• _SUPPLIED MATERIAL_:
:::

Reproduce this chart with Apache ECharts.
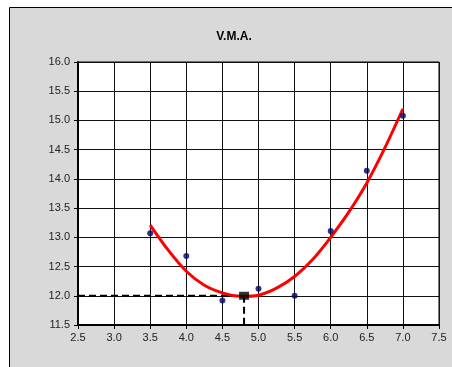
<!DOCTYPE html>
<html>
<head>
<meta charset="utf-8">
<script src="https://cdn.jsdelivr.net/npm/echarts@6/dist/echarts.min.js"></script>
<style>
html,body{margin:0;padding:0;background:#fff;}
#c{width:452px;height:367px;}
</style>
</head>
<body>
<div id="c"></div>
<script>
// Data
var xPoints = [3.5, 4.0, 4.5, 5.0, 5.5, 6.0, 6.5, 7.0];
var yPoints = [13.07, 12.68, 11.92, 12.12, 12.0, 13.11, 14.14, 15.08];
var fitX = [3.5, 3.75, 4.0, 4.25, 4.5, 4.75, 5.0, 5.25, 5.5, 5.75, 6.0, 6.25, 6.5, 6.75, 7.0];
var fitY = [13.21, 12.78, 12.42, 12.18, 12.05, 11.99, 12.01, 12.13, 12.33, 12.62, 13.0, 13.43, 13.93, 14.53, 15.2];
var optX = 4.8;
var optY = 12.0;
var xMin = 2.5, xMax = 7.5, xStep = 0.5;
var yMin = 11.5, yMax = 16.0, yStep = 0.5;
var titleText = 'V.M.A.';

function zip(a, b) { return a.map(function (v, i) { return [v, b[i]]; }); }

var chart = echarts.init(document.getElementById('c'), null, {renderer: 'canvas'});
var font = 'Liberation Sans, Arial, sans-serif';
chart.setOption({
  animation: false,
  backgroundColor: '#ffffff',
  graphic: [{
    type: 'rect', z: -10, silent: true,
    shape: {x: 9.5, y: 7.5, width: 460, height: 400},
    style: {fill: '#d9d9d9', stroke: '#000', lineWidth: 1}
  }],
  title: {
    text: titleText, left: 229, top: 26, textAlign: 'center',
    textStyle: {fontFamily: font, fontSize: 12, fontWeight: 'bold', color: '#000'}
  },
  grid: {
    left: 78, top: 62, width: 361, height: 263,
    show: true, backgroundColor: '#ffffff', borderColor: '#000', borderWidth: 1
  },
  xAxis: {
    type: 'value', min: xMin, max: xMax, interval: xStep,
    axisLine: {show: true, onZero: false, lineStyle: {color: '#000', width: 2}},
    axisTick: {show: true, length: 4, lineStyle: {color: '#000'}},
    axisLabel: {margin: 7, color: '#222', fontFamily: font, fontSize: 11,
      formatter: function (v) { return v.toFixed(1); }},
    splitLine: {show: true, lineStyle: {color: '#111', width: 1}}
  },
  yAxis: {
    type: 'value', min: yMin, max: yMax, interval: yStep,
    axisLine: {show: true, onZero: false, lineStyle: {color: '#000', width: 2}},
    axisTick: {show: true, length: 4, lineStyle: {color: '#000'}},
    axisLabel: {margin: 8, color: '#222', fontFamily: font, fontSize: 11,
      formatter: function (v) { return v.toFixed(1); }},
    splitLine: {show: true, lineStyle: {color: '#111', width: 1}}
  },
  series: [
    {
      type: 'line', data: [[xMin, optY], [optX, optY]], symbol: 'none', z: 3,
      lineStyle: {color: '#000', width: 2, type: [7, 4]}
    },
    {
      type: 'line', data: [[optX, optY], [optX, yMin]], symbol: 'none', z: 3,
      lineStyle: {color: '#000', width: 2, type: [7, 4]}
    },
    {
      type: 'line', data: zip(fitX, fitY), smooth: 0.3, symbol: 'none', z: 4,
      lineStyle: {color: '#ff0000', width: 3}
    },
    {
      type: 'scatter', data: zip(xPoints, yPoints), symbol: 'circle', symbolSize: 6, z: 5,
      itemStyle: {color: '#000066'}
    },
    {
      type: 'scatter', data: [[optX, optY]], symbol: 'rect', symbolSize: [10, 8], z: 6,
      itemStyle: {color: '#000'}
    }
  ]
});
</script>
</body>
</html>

:::

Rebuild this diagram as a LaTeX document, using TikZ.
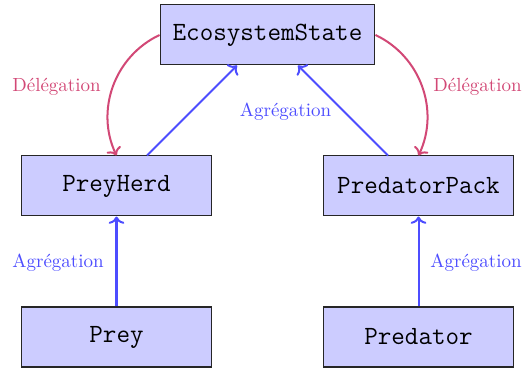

:::

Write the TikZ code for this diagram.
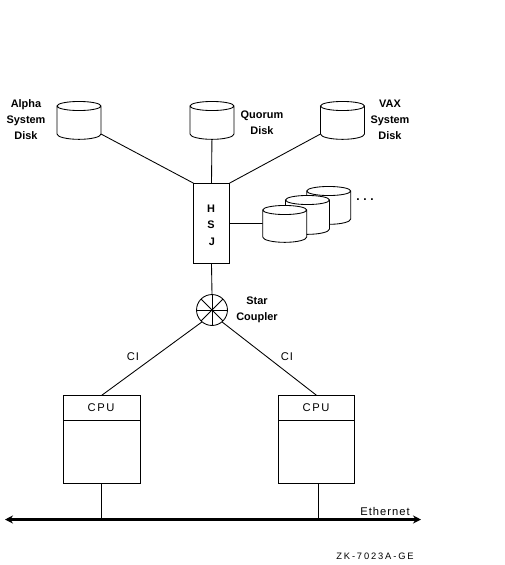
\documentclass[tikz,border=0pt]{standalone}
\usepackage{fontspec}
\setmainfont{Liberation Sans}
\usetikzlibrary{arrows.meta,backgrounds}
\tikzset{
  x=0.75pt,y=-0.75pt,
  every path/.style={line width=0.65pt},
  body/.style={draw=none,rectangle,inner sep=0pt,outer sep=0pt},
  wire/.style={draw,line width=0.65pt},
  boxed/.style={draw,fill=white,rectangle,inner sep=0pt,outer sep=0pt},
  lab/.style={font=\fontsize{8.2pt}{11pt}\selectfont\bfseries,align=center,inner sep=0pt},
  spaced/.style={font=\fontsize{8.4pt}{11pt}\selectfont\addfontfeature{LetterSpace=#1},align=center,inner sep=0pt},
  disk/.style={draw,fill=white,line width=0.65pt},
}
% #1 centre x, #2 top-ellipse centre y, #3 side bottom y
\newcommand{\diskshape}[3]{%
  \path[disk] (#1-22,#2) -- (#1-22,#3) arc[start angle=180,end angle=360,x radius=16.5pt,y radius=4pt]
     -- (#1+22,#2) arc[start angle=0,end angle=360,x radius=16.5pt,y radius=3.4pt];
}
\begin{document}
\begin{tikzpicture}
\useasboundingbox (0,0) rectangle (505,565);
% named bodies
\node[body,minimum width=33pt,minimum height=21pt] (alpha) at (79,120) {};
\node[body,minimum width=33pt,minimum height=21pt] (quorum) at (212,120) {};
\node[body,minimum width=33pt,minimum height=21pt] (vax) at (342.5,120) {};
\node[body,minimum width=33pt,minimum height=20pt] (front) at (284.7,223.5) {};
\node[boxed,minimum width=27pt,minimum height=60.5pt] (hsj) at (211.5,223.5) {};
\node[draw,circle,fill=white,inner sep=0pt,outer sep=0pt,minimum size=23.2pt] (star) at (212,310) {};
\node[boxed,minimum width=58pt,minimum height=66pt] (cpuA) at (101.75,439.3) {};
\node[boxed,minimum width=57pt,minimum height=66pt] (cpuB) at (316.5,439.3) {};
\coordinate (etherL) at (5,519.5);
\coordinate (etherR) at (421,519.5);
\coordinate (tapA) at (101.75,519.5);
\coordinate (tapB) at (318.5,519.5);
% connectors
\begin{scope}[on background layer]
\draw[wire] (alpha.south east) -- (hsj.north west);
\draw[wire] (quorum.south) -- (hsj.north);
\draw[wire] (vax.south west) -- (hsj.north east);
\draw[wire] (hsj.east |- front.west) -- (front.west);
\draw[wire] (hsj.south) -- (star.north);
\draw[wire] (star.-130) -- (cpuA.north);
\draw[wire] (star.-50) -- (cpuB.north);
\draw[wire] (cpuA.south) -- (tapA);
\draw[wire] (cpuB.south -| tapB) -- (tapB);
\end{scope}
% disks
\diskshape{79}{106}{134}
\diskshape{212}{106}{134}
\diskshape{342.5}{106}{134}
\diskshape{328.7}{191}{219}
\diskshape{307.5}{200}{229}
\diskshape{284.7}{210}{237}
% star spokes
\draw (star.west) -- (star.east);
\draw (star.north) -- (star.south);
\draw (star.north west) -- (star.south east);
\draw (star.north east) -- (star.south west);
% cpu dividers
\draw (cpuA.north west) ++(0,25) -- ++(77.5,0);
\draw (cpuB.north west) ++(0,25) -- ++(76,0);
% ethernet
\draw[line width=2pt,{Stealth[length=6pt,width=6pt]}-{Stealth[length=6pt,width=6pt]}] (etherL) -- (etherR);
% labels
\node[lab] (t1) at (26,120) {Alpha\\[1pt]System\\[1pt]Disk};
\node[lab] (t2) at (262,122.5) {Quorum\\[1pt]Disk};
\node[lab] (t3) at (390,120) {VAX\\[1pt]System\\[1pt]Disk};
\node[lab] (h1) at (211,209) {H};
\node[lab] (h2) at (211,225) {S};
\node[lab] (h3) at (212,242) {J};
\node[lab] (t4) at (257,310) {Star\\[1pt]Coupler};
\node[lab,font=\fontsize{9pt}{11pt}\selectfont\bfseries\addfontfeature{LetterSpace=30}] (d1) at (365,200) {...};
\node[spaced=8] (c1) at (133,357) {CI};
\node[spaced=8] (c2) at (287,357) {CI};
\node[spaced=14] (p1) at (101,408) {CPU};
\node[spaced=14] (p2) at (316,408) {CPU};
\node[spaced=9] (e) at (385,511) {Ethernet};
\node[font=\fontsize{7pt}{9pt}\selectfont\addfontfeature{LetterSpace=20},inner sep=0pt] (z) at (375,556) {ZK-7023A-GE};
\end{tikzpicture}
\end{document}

:::

• _EXERCISE DIRECTIONS_:
Where a line holds the string "this", copy that line.

• _EXPECTED ANSWER_:
Reproduce this chart with Apache ECharts.
Rebuild this diagram as a LaTeX document, using TikZ.
Write the TikZ code for this diagram.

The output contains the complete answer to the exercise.